The radicalization of wide swaths of the Muslim world, indicated in the findings of the Pew Research Center, has been made possible by mass immigration out of the Islamic world.  Certainly, there are those fleeing for a better life, but there are also those harboring a radical ideology and that is demonstrated by the return of some to their homelands to fight with jihadi groups like ISIS.  As we modernize our immigration policies and transition to a merit-based system, we need to be pragmatic that bringing those that want change and a better life into our country will deprive their country of origin of those that want change and a better life.  Furthermore, we would be naïve to assume all asylum seekers are both worthy and have good intentions.  From a national security standpoint, further destabilizing countries like Iraq and Syria by depriving them of their reformers and most talented would create pockets of oppression and radicalization around the world.  As an example, the war in Syria will end, one way or the other.  We must ask ourselves, do we want those returning from refugee camps to largely be ignorant or prone to extreme views, or do we want more capable enlightened individuals leading the remaking of those societies?  Regardless of what government is in place, without those individuals capable of understanding the concept of inalienable human rights, we have condemned those societies to be nightmares for all but those that seek a hardline theocracy.
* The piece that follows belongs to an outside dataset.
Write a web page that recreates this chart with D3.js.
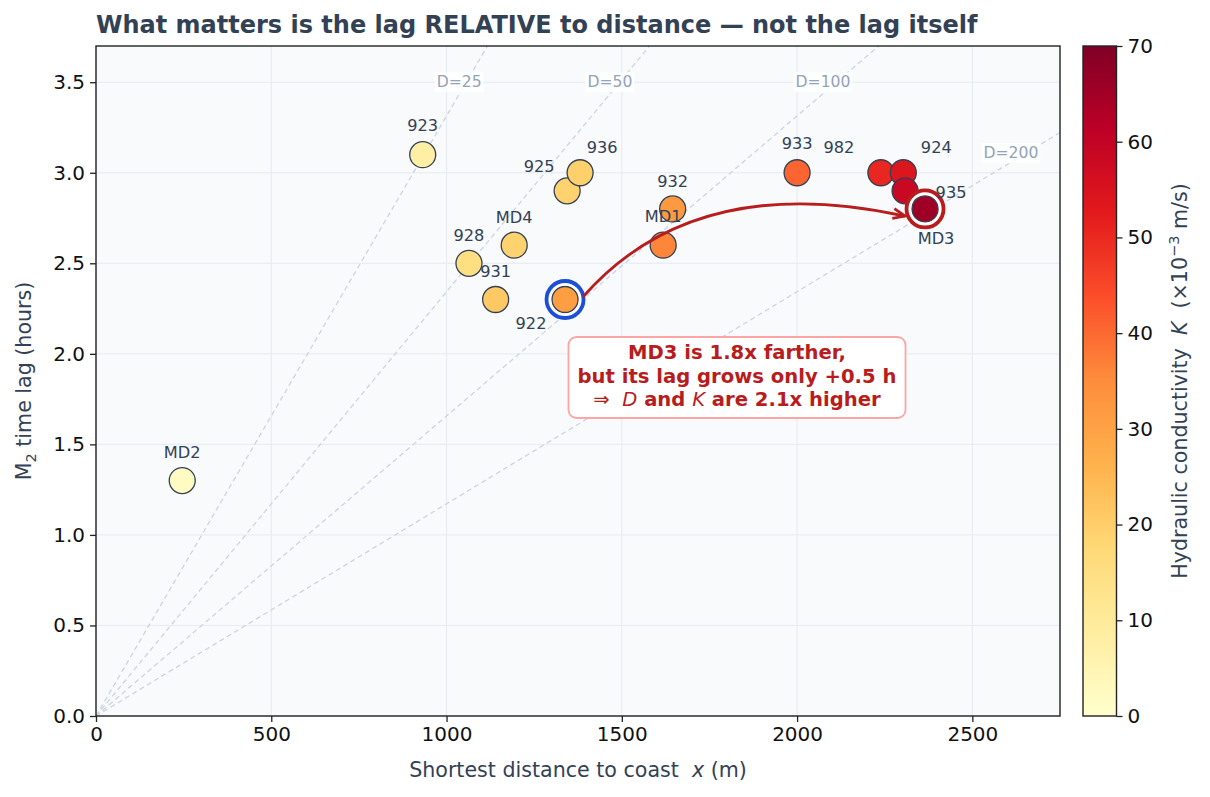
<!DOCTYPE html>
<html><head><meta charset="utf-8">
<script src="https://cdn.jsdelivr.net/npm/d3@7"></script>
<style>
body{margin:0;background:#fff;}
svg{display:block;font-family:"DejaVu Sans",sans-serif;}
text{white-space:pre;}
</style>
</head><body>
<svg id="chart" width="1210" height="797"></svg>
<script>
// ---------------- data ----------------
const wellNames    = ["MD2","923","928","931","MD4","922","925","936","MD1","932","933","982","924","935","MD3"];
const distanceM    = [246, 932, 1064, 1140, 1193, 1338, 1344, 1381, 1618, 1645, 2000, 2239, 2303, 2308, 2365];
const lagHours     = [1.3, 3.1, 2.5, 2.3, 2.6, 2.3, 2.9, 3.0, 2.6, 2.8, 3.0, 3.0, 3.0, 2.9, 2.8];
const conductivity = [2, 8, 15, 21, 19, 31, 19, 19.5, 36, 32, 40.5, 50.5, 54, 58.5, 65.5];
const diffusivities = [25, 50, 100, 200];
const diffLabelPos  = [[1036, 3.5], [1466, 3.5], [2074, 3.5], [2610, 3.11]];
const xTicks  = [0, 500, 1000, 1500, 2000, 2500];
const yTicks  = [0, 0.5, 1.0, 1.5, 2.0, 2.5, 3.0, 3.5];
const cbTicks = [0, 10, 20, 30, 40, 50, 60, 70];
const ylorrd  = ["#ffffcc","#ffeda0","#fed976","#feb24c","#fd8d3c","#fc4e2a","#e31a1c","#bd0026","#800026"];
// label offsets (px) relative to the marker centre
const labelOffset = {
  "MD2":[0,-28],"923":[0,-29],"928":[0,-28],"931":[0,-28],"MD4":[0,-28],
  "922":[-34,24],"925":[-28,-24],"936":[22,-25],"MD1":[0,-29],"932":[0,-27],
  "933":[0,-29],"982":[-42,-25],"924":[33,-25],"935":[46,2],"MD3":[11,30]
};
const highlightBlue = "922", highlightRed = "MD3";
const arrowPts = {from:[1389, 2.314], ctrl:[1706, 3.015], to:[2308, 2.761]};
const tidalPeriodH = 12.42;

// ---------------- layout ----------------
const svg = d3.select("#chart");
const L = 96, T = 46, W = 964, H = 670;
const x = d3.scaleLinear().domain([0, 2750]).range([L, L + W]);
const y = d3.scaleLinear().domain([0, 3.7]).range([T + H, T]);
const kDomain = [0, 70];
const color = d3.scaleLinear()
  .domain(d3.range(ylorrd.length).map(i => kDomain[0] + i * (kDomain[1] - kDomain[0]) / (ylorrd.length - 1)))
  .range(ylorrd).interpolate(d3.interpolateRgb).clamp(true);

const defs = svg.append("defs");
defs.append("clipPath").attr("id", "plotclip")
  .append("rect").attr("x", L).attr("y", T).attr("width", W).attr("height", H);

// plot background
svg.append("rect").attr("x", L).attr("y", T).attr("width", W).attr("height", H).attr("fill", "#f8fafc");

// grid
const grid = svg.append("g").attr("stroke", "#e2e8f0").attr("stroke-width", 1).attr("opacity", 0.8);
xTicks.forEach(t => grid.append("line").attr("x1", x(t)).attr("x2", x(t)).attr("y1", T).attr("y2", T + H));
yTicks.forEach(t => grid.append("line").attr("x1", L).attr("x2", L + W).attr("y1", y(t)).attr("y2", y(t)));

// reference lines (diffusive lag model)
const plot = svg.append("g").attr("clip-path", "url(#plotclip)");
const Ts = tidalPeriodH * 3600;
const slope = D => Math.sqrt(Ts / (4 * Math.PI * D)) / 3600;
diffusivities.forEach(D => {
  plot.append("line")
    .attr("x1", x(0)).attr("y1", y(0))
    .attr("x2", x(2750)).attr("y2", y(2750 * slope(D)))
    .attr("stroke", "#cbd5e1").attr("stroke-width", 1.3)
    .attr("stroke-dasharray", "5,3.5");
});
diffusivities.forEach((D, i) => {
  const g = plot.append("g");
  const t = g.append("text").attr("x", x(diffLabelPos[i][0])).attr("y", y(diffLabelPos[i][1]))
    .attr("text-anchor", "middle").attr("dominant-baseline", "central")
    .attr("font-size", 15.6).attr("fill", "#94a3b8").text("D=" + D);
  const bb = t.node().getBBox();
  g.insert("rect", "text").attr("x", bb.x - 2).attr("y", bb.y - 1).attr("width", bb.width + 4)
    .attr("height", bb.height + 2).attr("fill", "#fff").attr("opacity", 0.85);
});

// points
const pts = wellNames.map((n, i) => ({name: n, x: distanceM[i], y: lagHours[i], k: conductivity[i]}));
plot.selectAll("circle.pt").data(pts).enter().append("circle").attr("class", "pt")
  .attr("cx", d => x(d.x)).attr("cy", d => y(d.y)).attr("r", 13)
  .attr("fill", d => color(d.k)).attr("stroke", "#334155").attr("stroke-width", 1.3);

// highlight rings
[[highlightBlue, "#1d4ed8"], [highlightRed, "#b91c1c"]].forEach(([n, c]) => {
  const d = pts.find(p => p.name === n);
  plot.append("circle").attr("cx", x(d.x)).attr("cy", y(d.y)).attr("r", 15.5)
    .attr("fill", "none").attr("stroke", "#fff").attr("stroke-width", 3);
  plot.append("circle").attr("cx", x(d.x)).attr("cy", y(d.y)).attr("r", 18.5)
    .attr("fill", "none").attr("stroke", c).attr("stroke-width", 3.8);
});

// curved arrow
const P0 = [x(arrowPts.from[0]), y(arrowPts.from[1])];
const C  = [x(arrowPts.ctrl[0]), y(arrowPts.ctrl[1])];
const P2 = [x(arrowPts.to[0]), y(arrowPts.to[1])];
const ap = d3.path(); ap.moveTo(P0[0], P0[1]); ap.quadraticCurveTo(C[0], C[1], P2[0], P2[1]);
svg.append("path").attr("d", ap.toString()).attr("fill", "none")
  .attr("stroke", "#b91c1c").attr("stroke-width", 2.8);
{
  const dx = P2[0] - C[0], dy = P2[1] - C[1], len = Math.hypot(dx, dy);
  const ux = dx / len, uy = dy / len, hl = 12, hw = 5;
  const bx = P2[0] - ux * hl, by = P2[1] - uy * hl;
  const hp = d3.path();
  hp.moveTo(bx - uy * hw, by + ux * hw); hp.lineTo(P2[0], P2[1]); hp.lineTo(bx + uy * hw, by - ux * hw);
  svg.append("path").attr("d", hp.toString()).attr("fill", "none").attr("stroke", "#b91c1c")
    .attr("stroke-width", 2.8).attr("stroke-linejoin", "miter").attr("stroke-linecap", "butt");
}

// point labels
svg.append("g").selectAll("text").data(pts).enter().append("text")
  .attr("x", d => x(d.x) + labelOffset[d.name][0])
  .attr("y", d => y(d.y) + labelOffset[d.name][1])
  .attr("text-anchor", "middle").attr("dominant-baseline", "central")
  .attr("font-size", 16.2).attr("fill", "#334155").text(d => d.name);

// annotation box
const box = svg.append("g");
box.append("rect").attr("x", 568.5).attr("y", 337).attr("width", 337).attr("height", 81).attr("rx", 8)
  .attr("fill", "#fff").attr("stroke", "#fca5a5").attr("stroke-width", 1.8);
const bt = box.append("text").attr("text-anchor", "middle").attr("fill", "#b91c1c")
  .attr("font-size", 19.6).attr("font-weight", "bold");
bt.append("tspan").attr("x", 737).attr("y", 359).text("MD3 is 1.8x farther,");
bt.append("tspan").attr("x", 737).attr("y", 382.5).text("but its lag grows only +0.5 h");
const l3 = bt.append("tspan").attr("x", 737).attr("y", 406);
l3.append("tspan").attr("font-weight", "normal").text("\u21d2  ");
l3.append("tspan").attr("font-weight", "normal").attr("font-style", "italic").text("D");
l3.append("tspan").text(" and ");
l3.append("tspan").attr("font-weight", "normal").attr("font-style", "italic").text("K");
l3.append("tspan").text(" are 2.1x higher");

// axes
const xAxis = d3.axisBottom(x).tickValues(xTicks).tickSize(6).tickPadding(5).tickFormat(d3.format("d"));
const yAxis = d3.axisLeft(y).tickValues(yTicks).tickSize(6).tickPadding(5).tickFormat(d3.format(".1f"));
const gx = svg.append("g").attr("transform", `translate(0,${T + H})`).call(xAxis);
const gy = svg.append("g").attr("transform", `translate(${L},0)`).call(yAxis);
[gx, gy].forEach(g => {
  g.select(".domain").remove();
  g.selectAll(".tick line").attr("stroke", "#222").attr("stroke-width", 1.3);
  g.selectAll(".tick text").attr("font-size", 20).attr("fill", "#111").attr("font-family", "DejaVu Sans");
});
svg.append("rect").attr("x", L).attr("y", T).attr("width", W).attr("height", H)
  .attr("fill", "none").attr("stroke", "#222").attr("stroke-width", 1.4);

// axis labels
const xl = svg.append("text").attr("x", L + W / 2).attr("y", 777).attr("text-anchor", "middle")
  .attr("font-size", 20.6).attr("fill", "#334155");
xl.append("tspan").text("Shortest distance to coast  ");
xl.append("tspan").attr("font-style", "italic").text("x");
xl.append("tspan").text(" (m)");

const yl = svg.append("text").attr("transform", `translate(31,${T + H / 2}) rotate(-90)`)
  .attr("text-anchor", "middle").attr("font-size", 20.6).attr("fill", "#334155");
yl.append("tspan").text("M");
yl.append("tspan").attr("font-size", 14.5).attr("dy", 5).text("2");
yl.append("tspan").attr("dy", -5).text(" time lag (hours)");

// title
svg.append("text").attr("x", L).attr("y", 33).attr("font-size", 24).attr("font-weight", "bold")
  .attr("fill", "#334155").text("What matters is the lag RELATIVE to distance \u2014 not the lag itself");

// colorbar
const cbX = 1083, cbW = 33.5;
const cy = d3.scaleLinear().domain(kDomain).range([T + H, T]);
const grad = defs.append("linearGradient").attr("id", "cbgrad").attr("x1", 0).attr("y1", 1).attr("x2", 0).attr("y2", 0);
ylorrd.forEach((c, i) => grad.append("stop").attr("offset", i / (ylorrd.length - 1)).attr("stop-color", c));
svg.append("rect").attr("x", cbX).attr("y", T).attr("width", cbW).attr("height", H)
  .attr("fill", "url(#cbgrad)").attr("stroke", "#222").attr("stroke-width", 1.4);
const cbAxis = d3.axisRight(cy).tickValues(cbTicks).tickSize(6).tickPadding(5).tickFormat(d3.format("d"));
const gcb = svg.append("g").attr("transform", `translate(${cbX + cbW},0)`).call(cbAxis);
gcb.select(".domain").remove();
gcb.selectAll(".tick line").attr("stroke", "#222").attr("stroke-width", 1.3);
gcb.selectAll(".tick text").attr("font-size", 20).attr("fill", "#111").attr("font-family", "DejaVu Sans");

const cl = svg.append("text").attr("transform", `translate(1187,${T + H / 2}) rotate(-90)`)
  .attr("text-anchor", "middle").attr("font-size", 20.6).attr("fill", "#334155");
cl.append("tspan").text("Hydraulic conductivity  ");
cl.append("tspan").attr("font-style", "italic").text("K");
cl.append("tspan").text("  (\u00d710");
cl.append("tspan").attr("font-size", 14.5).attr("dy", -8).text("\u22123");
cl.append("tspan").attr("dy", 8).text(" m/s)");
</script>
</body></html>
The United States of America doesn’t have any second-class citizens.  If a citizen of this county is Muslim or converts to Islam they should they be accorded every protection under the law and inclusion in our society.  That is a pledge that goes both ways for all.  Muslim-Americans need to commit to being Americans first, and Muslims second.  Or better yet, drop the hyphen and join us as just Americans.  Our framers were very clear in our Constitution that the United States was meant to be religiously inclusive, but our Constitution was meant to be the supreme law of the land superseded by no theocratic doctrine, Christian, Jewish, Muslim, or any other set of beliefs.  We must learn the lessons of Yugoslavia and understand the extreme dangers of multiculturalism.  The strength of our past and future lies in our ability to fuse into one people, E Pluribus Unum.  It will take a strong and unified nation to imprint our moral leadership on the world so that men like the Taliban fighters that shot Malala Yousafzai are never emboldened or felt unobstructed to violate the fundamental rights of another human being.  It is a big challenge, but we are up to it.